I think the reason this has been on my heart is because I've been there. I have felt like I needed people to like or know me when I first started this journey of blogging and writing online. But little by little, God has shown me to just follow his leading. I will affect and reach the people I am supposed to reach if I always stay obedient to Him. Remember Paul when he said "Follow Me as I follow Christ?" (1 Cor 11:1) It wasn't about Paul. He had already been known and not in the best kind of way. That's not what he wanted any longer. But it was about Paul setting an example so in turn others would follow Christ and find hope. 
Maybe today, I will set the example in my home. Maybe this weekend, it will be at my church. Maybe on Tuesday, it will be on the phone or at the grocery store or mall. Maybe next week it will be online. Maybe he needs me to reach 10,000 women or maybe He already has someone else doing that. Maybe I am supposed to reach 10. Maybe He wants me to fiercely promote what He has laid on my heart, or maybe what he is teaching me is just for my small group.
Maybe it changes from day to day.

The point is it's all about Him. It's about making Him known in a real way to this world. It's not about being known or gaining momentum, just to feel admired by a majority. Whether you are a writer, a church, a worship leader, a parent, a creator, a speaker, a photographer, an entreprenuer, an Instagrammer, a doctor, a computer programmer.
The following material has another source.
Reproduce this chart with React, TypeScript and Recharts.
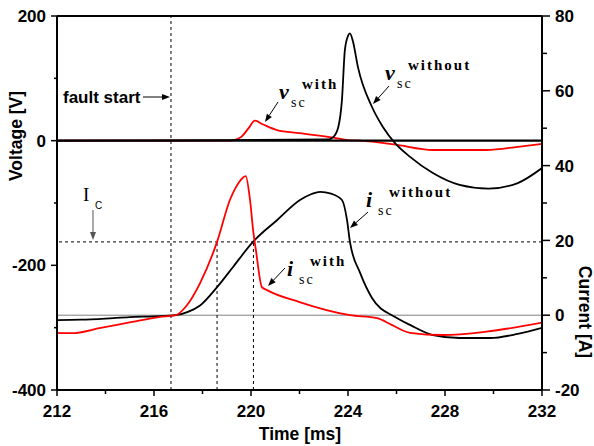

Whatever you do. Whatever hats you wear. Make it about Him. And honor that commitment.




Because, being known doesn't always mean being loved. I think our current politics teach us that. There are a handful of names I could spit out right now and everyone in the world would know those names and thousands of people would respond with sarcasm or fury or annoyance. But true love and acceptance comes from your Heavenly Father, who knows every bit of you and from the people in your real life who love you no matter how many or few people admire you from afar off.

If this is an area you are struggling in or have ever struggled in, my prayer is that the Lord to show you the depth of His love for you. That you would feel brave and confident and beautiful knowing who Christ is in you. And that you would seek His wisdom for your life and in following His leading, you would find true happiness and rest in simply being known by Him and doing what He has called of YOU, and you alone. 

His word says He knows the stars by name and every hair on your head. He knows you. 
He knows when you lay your head down and when you wake up. 
He knows your voice shakes when you speak in front of a crowd, but when you counsel a friend, His wisdom comes pouring out smooth as butter. 
He knows, you might look like a kindergartner when you try to create with your hands, but genius shines through when you create online. 
He knows that you write there instead of their, and loose instead of lose and people make up memes about you, but you have the anointing of God flowing through your words when you speak. 
He knows that you can't sing a single note in key, but can certainly make that musician sound amazing in the studio.

It doesn't matter. Because He knows you. 
He is the one who truly knows you. He is the one who truly loves you.